= Problem description =
For each line below that includes the word "this", make a copy.

= Material supplied =

- - -

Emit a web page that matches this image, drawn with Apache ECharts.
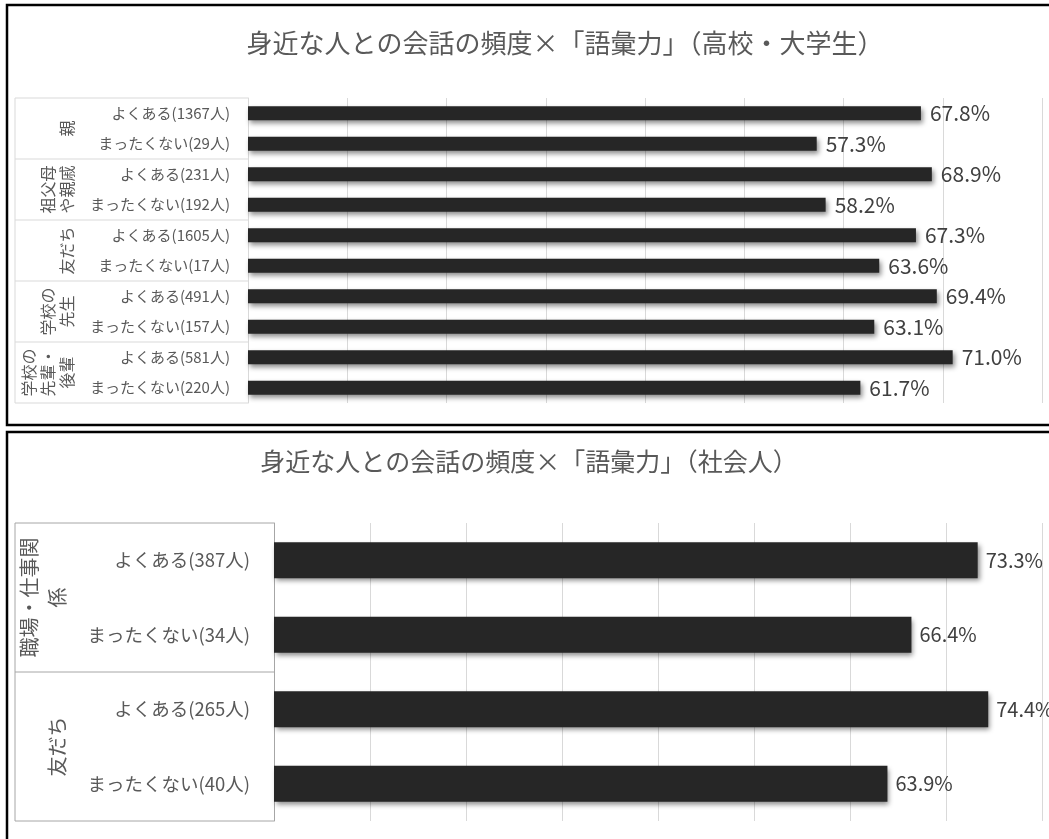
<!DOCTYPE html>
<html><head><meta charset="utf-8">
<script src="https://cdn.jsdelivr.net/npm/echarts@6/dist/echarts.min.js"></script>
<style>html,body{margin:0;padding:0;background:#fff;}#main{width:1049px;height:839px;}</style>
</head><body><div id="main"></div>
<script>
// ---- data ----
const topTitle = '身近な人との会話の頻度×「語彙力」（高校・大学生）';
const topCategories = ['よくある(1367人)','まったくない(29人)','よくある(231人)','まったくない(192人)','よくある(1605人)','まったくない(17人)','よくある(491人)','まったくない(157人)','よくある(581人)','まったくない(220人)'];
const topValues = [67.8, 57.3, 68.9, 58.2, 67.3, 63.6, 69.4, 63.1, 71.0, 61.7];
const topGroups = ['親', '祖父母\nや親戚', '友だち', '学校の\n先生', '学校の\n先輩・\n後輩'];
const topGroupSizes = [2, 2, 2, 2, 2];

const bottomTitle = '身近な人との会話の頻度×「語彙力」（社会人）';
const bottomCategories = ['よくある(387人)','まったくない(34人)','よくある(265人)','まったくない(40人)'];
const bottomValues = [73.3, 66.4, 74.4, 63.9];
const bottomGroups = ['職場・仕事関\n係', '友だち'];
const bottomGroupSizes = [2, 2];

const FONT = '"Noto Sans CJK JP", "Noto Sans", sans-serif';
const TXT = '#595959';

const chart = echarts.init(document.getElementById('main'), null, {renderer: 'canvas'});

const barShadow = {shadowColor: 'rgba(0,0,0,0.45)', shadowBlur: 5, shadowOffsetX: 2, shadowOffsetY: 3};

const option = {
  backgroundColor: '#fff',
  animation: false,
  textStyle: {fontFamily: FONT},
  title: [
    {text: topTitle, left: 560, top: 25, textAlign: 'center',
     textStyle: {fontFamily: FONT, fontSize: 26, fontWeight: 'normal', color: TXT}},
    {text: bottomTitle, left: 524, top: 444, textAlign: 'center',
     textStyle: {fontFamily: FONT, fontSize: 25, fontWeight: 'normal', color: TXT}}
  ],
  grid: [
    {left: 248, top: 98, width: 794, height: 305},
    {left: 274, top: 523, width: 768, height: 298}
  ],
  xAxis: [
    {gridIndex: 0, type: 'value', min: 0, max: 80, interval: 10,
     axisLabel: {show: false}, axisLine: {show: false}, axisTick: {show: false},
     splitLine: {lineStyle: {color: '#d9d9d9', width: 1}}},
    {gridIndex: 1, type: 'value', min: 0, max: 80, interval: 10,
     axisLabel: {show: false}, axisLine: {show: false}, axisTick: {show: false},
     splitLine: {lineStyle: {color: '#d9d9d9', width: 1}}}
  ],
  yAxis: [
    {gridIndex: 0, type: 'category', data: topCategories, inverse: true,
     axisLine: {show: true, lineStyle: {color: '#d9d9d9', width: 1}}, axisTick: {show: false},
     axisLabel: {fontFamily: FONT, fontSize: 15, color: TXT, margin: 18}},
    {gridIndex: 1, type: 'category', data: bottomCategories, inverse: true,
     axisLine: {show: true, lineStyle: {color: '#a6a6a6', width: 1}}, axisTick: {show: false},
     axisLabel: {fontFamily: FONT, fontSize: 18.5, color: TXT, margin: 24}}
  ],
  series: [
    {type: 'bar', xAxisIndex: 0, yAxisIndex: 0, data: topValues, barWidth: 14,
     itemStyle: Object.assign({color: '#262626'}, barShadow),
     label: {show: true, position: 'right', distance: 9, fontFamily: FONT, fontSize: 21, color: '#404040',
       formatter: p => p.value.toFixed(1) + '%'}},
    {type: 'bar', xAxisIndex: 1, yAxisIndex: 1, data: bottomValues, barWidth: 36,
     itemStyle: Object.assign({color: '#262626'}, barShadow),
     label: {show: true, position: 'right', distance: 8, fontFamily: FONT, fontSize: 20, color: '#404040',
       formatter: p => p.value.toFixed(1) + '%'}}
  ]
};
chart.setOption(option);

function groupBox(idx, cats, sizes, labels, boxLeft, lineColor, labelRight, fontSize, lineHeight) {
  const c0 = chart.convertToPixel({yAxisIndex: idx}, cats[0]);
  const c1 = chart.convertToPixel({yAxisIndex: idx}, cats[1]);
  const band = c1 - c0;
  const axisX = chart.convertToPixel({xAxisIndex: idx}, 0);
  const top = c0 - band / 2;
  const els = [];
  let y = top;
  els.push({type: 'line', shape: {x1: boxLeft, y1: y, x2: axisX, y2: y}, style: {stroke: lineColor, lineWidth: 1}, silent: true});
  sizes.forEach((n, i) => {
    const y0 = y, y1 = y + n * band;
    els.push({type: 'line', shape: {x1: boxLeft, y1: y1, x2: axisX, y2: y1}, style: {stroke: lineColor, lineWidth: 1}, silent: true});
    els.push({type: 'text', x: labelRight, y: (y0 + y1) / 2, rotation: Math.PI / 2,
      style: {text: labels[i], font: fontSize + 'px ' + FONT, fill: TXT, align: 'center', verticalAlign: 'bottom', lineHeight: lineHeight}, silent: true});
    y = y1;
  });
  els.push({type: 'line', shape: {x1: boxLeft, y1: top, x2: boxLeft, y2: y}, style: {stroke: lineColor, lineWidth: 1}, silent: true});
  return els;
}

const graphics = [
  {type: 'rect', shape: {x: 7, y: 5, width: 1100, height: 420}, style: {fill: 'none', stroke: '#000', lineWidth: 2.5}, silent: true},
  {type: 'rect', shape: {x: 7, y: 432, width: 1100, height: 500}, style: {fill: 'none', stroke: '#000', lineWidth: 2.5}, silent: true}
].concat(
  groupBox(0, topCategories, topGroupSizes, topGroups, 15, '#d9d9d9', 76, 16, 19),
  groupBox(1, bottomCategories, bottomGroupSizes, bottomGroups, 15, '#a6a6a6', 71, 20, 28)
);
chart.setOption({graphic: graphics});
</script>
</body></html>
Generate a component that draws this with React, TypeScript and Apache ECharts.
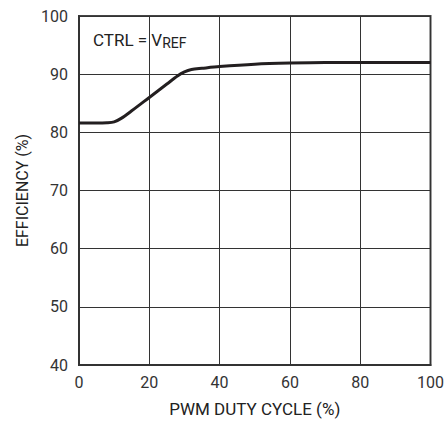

- - -

= Written response =
Emit a web page that matches this image, drawn with Apache ECharts.
Generate a component that draws this with React, TypeScript and Apache ECharts.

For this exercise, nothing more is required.